Upon the completion of Looking South, the reader is left without a reflective conclusion to remind the audience of the interconnectedness between the topics and nodes of the research. Instead, Theidon offers a brief note of encouragement, reminding everyone that when studying violence, one also bears witness to resiliency that exceeds survival.
While the text reads much like an ethnographic experience with information overlapping and intersecting, there are moments when the structure of the book may require intermittent readers to spend time reorienting themselves – an effort that would be aided by the inclusion of a more comprehensive glossary.
Despite these stylistic critiques, Intimate Enemies: Violence and Reconciliation in Peru provides invaluable ethnographic information for both theory and practice regarding political violence.

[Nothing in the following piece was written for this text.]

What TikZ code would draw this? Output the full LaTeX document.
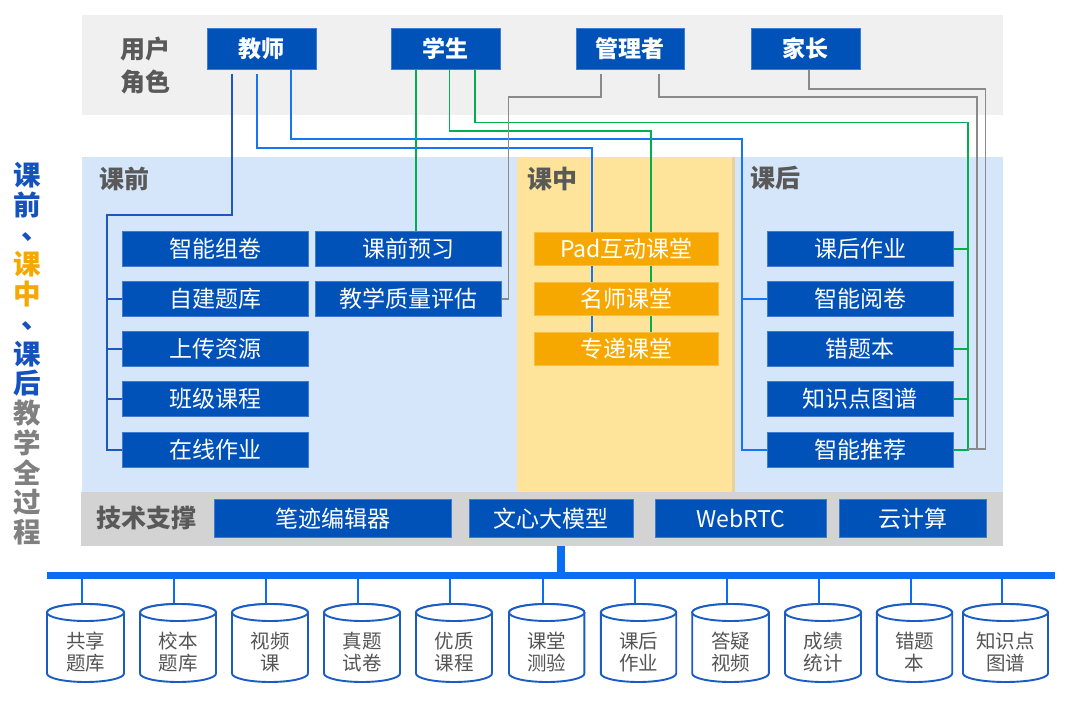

The writing style easily lends itself to teaching and, for those unfamiliar with ethnographic fieldwork, the non-linear organisation reflects the nature of such work, in which myriad variables and theories ebb and flow throughout the research process. Using a multi-pronged theoretical examination, Theidon masterfully presents a cohesive, informative, and nuanced analysis of reconstruction while simultaneously giving homage to the essence of the human spirit.
References
Haraway, Donna. 1988. “Situated Knowledges: The Science Question in Feminism and the Privilege of Partial Perspective.” Feminist Studies 14(3): 575-599.
Merry, Sally Engle. 2006. Human Rights & Gender Violence: Translating International Law into Local Justice. New York and London: The University of Chicago Press.
Sanford, Victoria. 2003. Buried Secrets: Truth and Human Rights in Guatemala. New York: Palgrave MacMillan.
Theidon, Kimberly. 2014. Intimate Enemies: Violence and Reconciliation in Peru. University of Pennsylvania Press. 480 pp. Pb: £17.00. ISBN: 978-0-8122-2326-2.